The polarization of CMB anisotropies has yet to be detected (as of May 2001) and as we shall see is expected to be very small. So why bother measuring it?
The polarization, unlike the temperature anisotropies is only generated by scattering. When we observe the polarization we are looking directly at the so-called last scattering surface of the photons. It is therefore our most direct probe of the Universe at the epoch of recombination as well as the later reionization of the Universe by the first stars. The latter can really only be probed by the CMB through its polarization.
Polarization serves as a fundamental consistency check on our interpretation of acoustic peaks.
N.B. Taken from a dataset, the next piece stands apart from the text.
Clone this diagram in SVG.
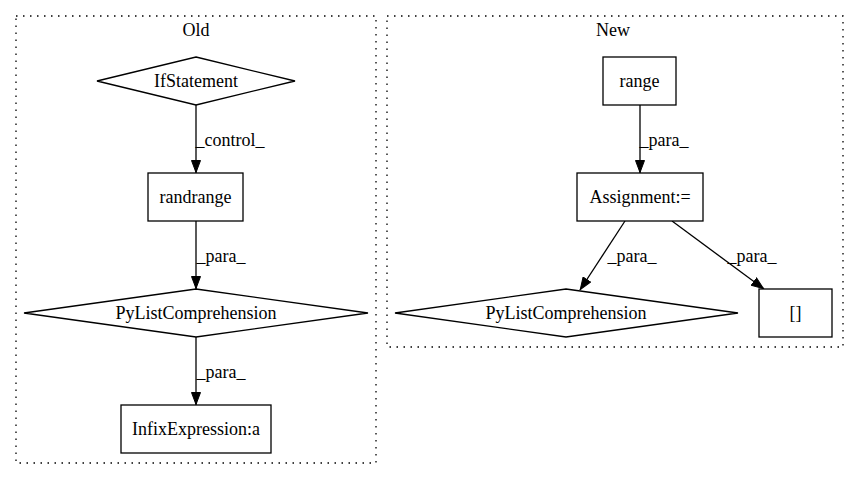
<svg xmlns="http://www.w3.org/2000/svg" width="859" height="480" viewBox="0 0 859 480">
<defs>
<style>
text{font-family:"Liberation Serif","Times New Roman",Times,serif;font-size:18px;fill:#000;text-anchor:middle}
.cl{fill:none;stroke:#000;stroke-width:1.3;stroke-dasharray:1.5,5.5}
.n{fill:#fff;stroke:#000;stroke-width:1.3}
.e{fill:none;stroke:#000;stroke-width:1.3}
</style>
<marker id="ah" viewBox="0 0 13 10" refX="13" refY="5" markerWidth="13" markerHeight="10" markerUnits="userSpaceOnUse" orient="auto">
<path d="M0.5,0.5 L12.5,5 L0.5,9.5 Z" fill="#000" stroke="#000"/>
</marker>
</defs>
<rect width="859" height="480" fill="#fff"/>
<g id="cluster_old">
<rect class="cl" x="16" y="16" width="360" height="447"/>
<text x="196" y="36">Old</text>
</g>
<g id="cluster_new">
<rect class="cl" x="387" y="16" width="456" height="331"/>
<text x="613" y="36">New</text>
</g>
<g id="edges">
<line class="e" x1="196" y1="105" x2="196" y2="173" marker-end="url(#ah)"/>
<text x="230" y="146">_control_</text>
<line class="e" x1="196" y1="221" x2="196" y2="289" marker-end="url(#ah)"/>
<text x="221" y="262">_para_</text>
<line class="e" x1="196" y1="337" x2="196" y2="405" marker-end="url(#ah)"/>
<text x="221" y="378">_para_</text>
<line class="e" x1="640" y1="105" x2="640" y2="173" marker-end="url(#ah)"/>
<text x="664" y="146">_para_</text>
<line class="e" x1="625" y1="221" x2="580" y2="290" marker-end="url(#ah)"/>
<text x="632" y="262">_para_</text>
<line class="e" x1="672" y1="221" x2="764" y2="289" marker-end="url(#ah)"/>
<text x="752" y="262">_para_</text>
</g>
<g id="IfStatement">
<polygon class="n" points="196,57 295,81 196,105 97,81"/>
<text x="196" y="87">IfStatement</text>
</g>
<g id="randrange">
<rect class="n" x="148" y="173" width="95" height="48"/>
<text x="195.5" y="203">randrange</text>
</g>
<g id="PyListComprehension_old">
<polygon class="n" points="196,289 368,313 196,337 24,313"/>
<text x="196" y="319">PyListComprehension</text>
</g>
<g id="InfixExpression">
<rect class="n" x="121" y="405" width="150" height="48"/>
<text x="196" y="435">InfixExpression:a</text>
</g>
<g id="range">
<rect class="n" x="603" y="57" width="73" height="48"/>
<text x="639.5" y="87">range</text>
</g>
<g id="Assignment">
<rect class="n" x="577" y="173" width="126" height="48"/>
<text x="640" y="203">Assignment:=</text>
</g>
<g id="PyListComprehension_new">
<polygon class="n" points="566,289 738,313 566,337 395,313"/>
<text x="566" y="319">PyListComprehension</text>
</g>
<g id="subscript">
<rect class="n" x="759" y="289" width="73" height="48"/>
<text x="795.5" y="319">[]</text>
</g>
</svg>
The shape and amplitude of the acoustic peaks in the polarization can be precisely predicted from the temperature peaks under the standard inflationary paradigm. Any other explanation of the peaks that do not involve acoustic oscillations would violate this relation. Furthermore, since the polarization isolates the recombination epoch, one can directly search for correlations larger than the causal horizon back then and form a sharp test of our inflationary paradigm.
The polarization, which carries directional information on the sky (as a tensor field), contains more information than the temperature field. Measurements of the polarization power spectrum can greatly enhance the precision with which one can extract the physical parameters associated with acoustic oscillations.
Furthermore, the polarization through its directional information provides a means of isolating the gravitational waves predicted by models of inflation. As such polarization provides our most direct window onto the very early universe and the origin of all structure in the Universe.